I went to a talk given by Ray Bradbury when I was a college student. He mentioned a number of rejections. It seemed absurdly large. I believe he pointed out that writing is a strange profession, requiring a person to be very sensitive to observe the depths of people's emotions while simultaneously being thick-skinned enough to deal with rejections. The way I figure it, if I had been serious about writing, I would have imagined myself as a successful, older writer, saying to a gathering of young impressionable types, "When I was starting out, I got rejections by the shovels-full. My rejections file currently has ____ notifications in it. I haven't closed it, I'm still getting them, more of a teaspoonful these days. If writing is your passion, start your collection of rejection letters proudly...." and not quit until I had reached that number. I don't know what your number should be, erika. But I do know that the process sucks.
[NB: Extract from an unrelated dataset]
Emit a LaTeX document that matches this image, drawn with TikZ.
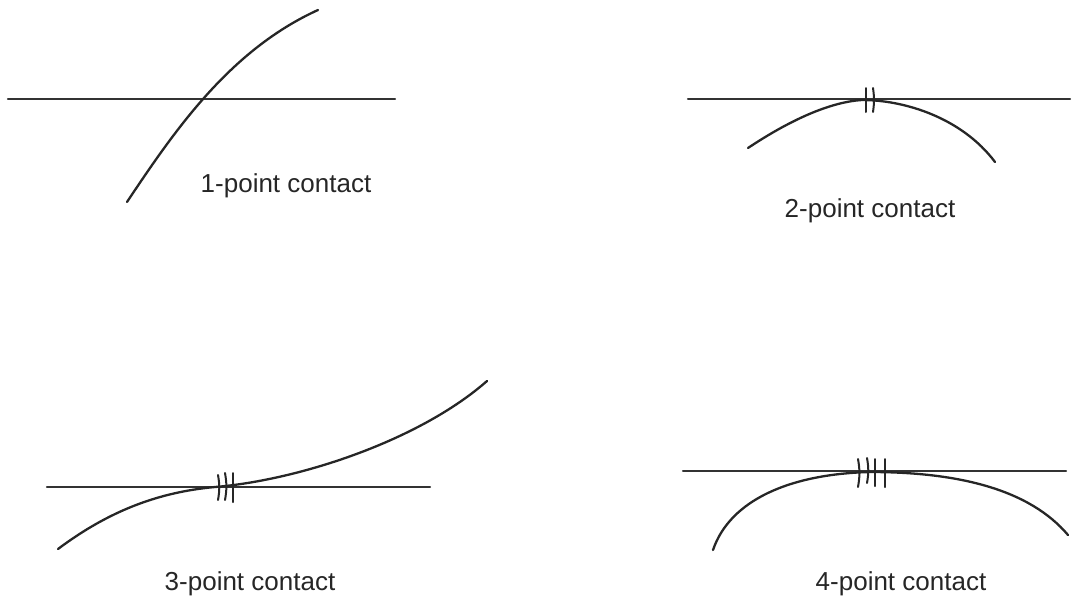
\documentclass[tikz,border=0pt]{standalone}
\usepackage{fontspec}
\setmainfont{Liberation Sans}
\begin{document}
\begin{tikzpicture}[x=1pt,y=-1pt,
  curve/.style={line width=2.3pt,line cap=round,color=black!85},
  baseline/.style={line width=2.1pt,line cap=round,color=black!80},
  tick/.style={line width=2pt,line cap=round,color=black!85},
  lbl/.style={font=\fontsize{26}{31}\selectfont,inner sep=0pt,text=black!85}]
\useasboundingbox (0,0) rectangle (1078,603);
% Panel 1
\coordinate (a1) at (8,99);
\coordinate (b1) at (395,99);
\draw[baseline] (a1) -- (b1);
\coordinate (s1) at (127,202);
\coordinate (e1) at (318,10);
\draw[curve] (s1) .. controls (175,130) and (230,50) .. (e1);
\node[lbl] (l1) at (286,186) {1-point contact};
% Panel 2
\coordinate (a2) at (688,99);
\coordinate (b2) at (1070,99);
\draw[baseline] (a2) -- (b2);
\coordinate (s2) at (748,148);
\coordinate (c2) at (862,100);
\coordinate (e2) at (995,162);
\draw[curve] (s2) .. controls (790,120) and (830,102) .. (c2)
  .. controls (905,100) and (962,118) .. (e2);
\draw[tick] (866,88) -- (866,112);
\draw[tick] (873,88) to[bend left=8] (873,112);
\node[lbl] (l2) at (870,211) {2-point contact};
% Panel 3
\coordinate (a3) at (47,487);
\coordinate (b3) at (430,487);
\draw[baseline] (a3) -- (b3);
\coordinate (s3) at (58,549);
\coordinate (c3) at (215,487);
\coordinate (e3) at (487,381);
\draw[curve] (s3) .. controls (110,510) and (160,492) .. (c3)
  .. controls (300,480) and (420,440) .. (e3);
\draw[tick] (218,475) to[bend left=10] (218,500);
\draw[tick] (225,473) to[bend left=10] (225,500);
\draw[tick] (233,473) -- (233,502);
\node[lbl] (l3) at (250,584) {3-point contact};
% Panel 4
\coordinate (a4) at (683,471);
\coordinate (b4) at (1066,471);
\draw[baseline] (a4) -- (b4);
\coordinate (s4) at (713,550);
\coordinate (c4) at (870,472);
\coordinate (e4) at (1068,535);
\draw[curve] (s4) .. controls (730,500) and (790,474) .. (c4)
  .. controls (960,472) and (1030,490) .. (e4);
\draw[tick] (858,459) to[bend left=10] (858,487);
\draw[tick] (867,458) to[bend left=10] (867,483);
\draw[tick] (875,459) -- (875,486);
\draw[tick] (885,459) -- (885,487);
\node[lbl] (l4) at (901,584) {4-point contact};
\end{tikzpicture}
\end{document}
I mean, I have read about the 10,000 hours Malcolm Gladwell thing, but he doesn't really tell you when the clock starts, either. If it starts when I was five, or eight, when I started to make stuff up, I'm covered, but maybe not if we think about writing *professionally*. I just don't want to be the woman who got published in one famous magazine and never got over it, either.
I'm pretty sure my lungs hate Pennsylvania. After a week in Hawaii, where I was coughing some but definitely coughing less, I'm back to the gagging wheeze/cough now that I'm back in PA. So, back to the doctor tomorrow.
Now that I think about it, the places where I've had the least trouble breathing have all been desert-y places next to an ocean. Though I haven't spent much time in desert-y places not next to oceans, so I can't really say if the ocean is part of the breathing. The ocean is certainly nice, though.
they charge for valet with a handicap plate.
That's some bullshit.
Vortex, they do charge a discounted rate, but I am used to my other hospital charging nothing when you have a plate.
I've been up all night with terrible stomach ick, probably from all of the antibiotics I've been on. My stomach seems to be finally settling down, but I don't think I'll be getting much sleep tonight.
Hil, for me the ocean definitely helps with both my lungs and with my allergies. I was feeling much better by the ocean last weekend than I do now that I'm home.